● **Given exercise**: From the listing below, return each line that includes "this".

● **Task material**:
* start *

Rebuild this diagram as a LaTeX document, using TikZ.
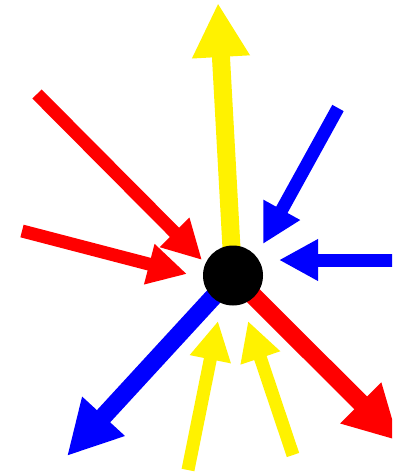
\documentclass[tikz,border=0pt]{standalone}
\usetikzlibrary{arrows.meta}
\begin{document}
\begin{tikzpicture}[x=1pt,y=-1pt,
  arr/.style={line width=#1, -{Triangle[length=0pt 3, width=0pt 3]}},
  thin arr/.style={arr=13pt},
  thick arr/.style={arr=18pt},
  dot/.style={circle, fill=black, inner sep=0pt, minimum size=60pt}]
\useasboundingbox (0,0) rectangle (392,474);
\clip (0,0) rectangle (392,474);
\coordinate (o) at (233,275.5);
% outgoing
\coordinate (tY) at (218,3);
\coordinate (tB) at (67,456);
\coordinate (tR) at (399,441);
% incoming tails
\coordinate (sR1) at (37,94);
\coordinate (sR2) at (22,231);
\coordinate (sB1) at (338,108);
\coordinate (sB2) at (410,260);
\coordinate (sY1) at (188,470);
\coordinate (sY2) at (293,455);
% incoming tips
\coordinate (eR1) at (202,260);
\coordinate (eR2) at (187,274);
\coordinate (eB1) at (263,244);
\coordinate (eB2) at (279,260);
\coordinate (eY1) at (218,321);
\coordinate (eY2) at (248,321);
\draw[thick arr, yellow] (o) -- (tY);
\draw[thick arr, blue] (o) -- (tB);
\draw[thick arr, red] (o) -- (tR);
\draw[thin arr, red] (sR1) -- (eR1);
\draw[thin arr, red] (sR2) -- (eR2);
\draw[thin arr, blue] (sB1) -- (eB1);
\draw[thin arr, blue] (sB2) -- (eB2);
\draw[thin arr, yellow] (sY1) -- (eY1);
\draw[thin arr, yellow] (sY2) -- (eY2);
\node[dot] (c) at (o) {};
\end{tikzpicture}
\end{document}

* end *
* start *

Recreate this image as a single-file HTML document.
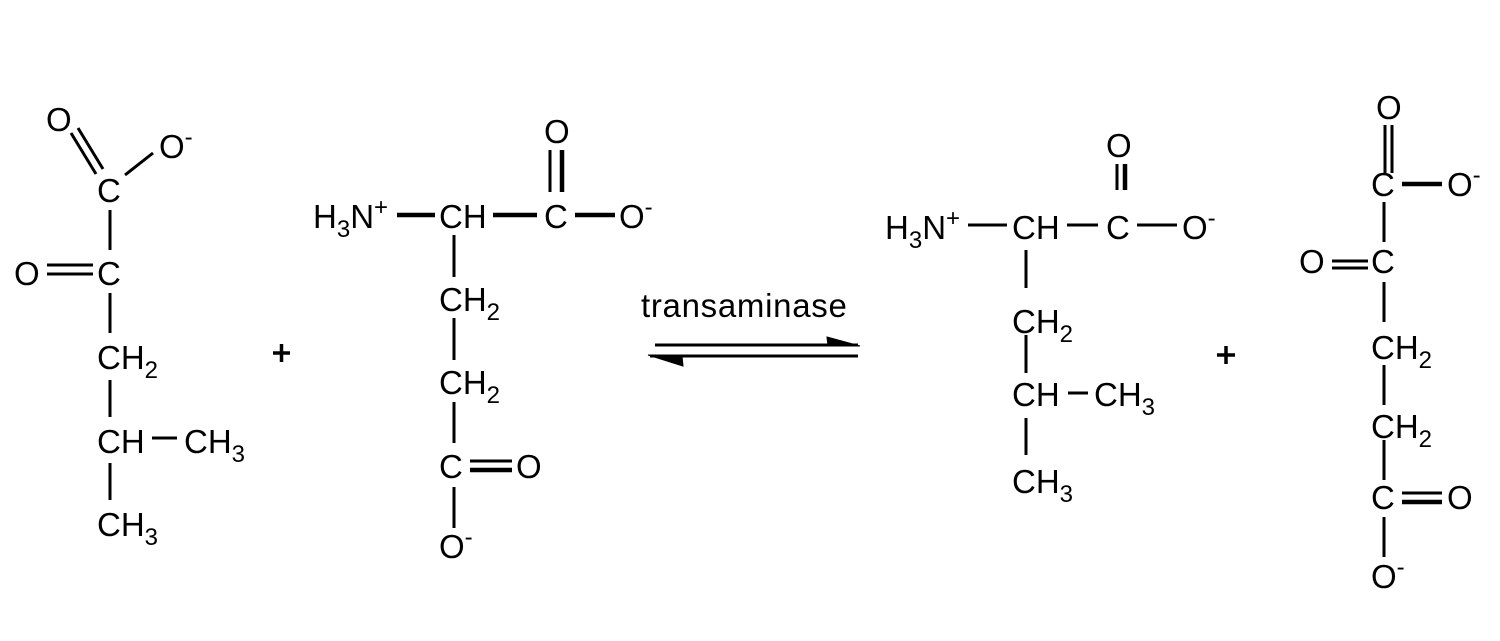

* end *

● **The solution**:
Rebuild this diagram as a LaTeX document, using TikZ.
Recreate this image as a single-file HTML document.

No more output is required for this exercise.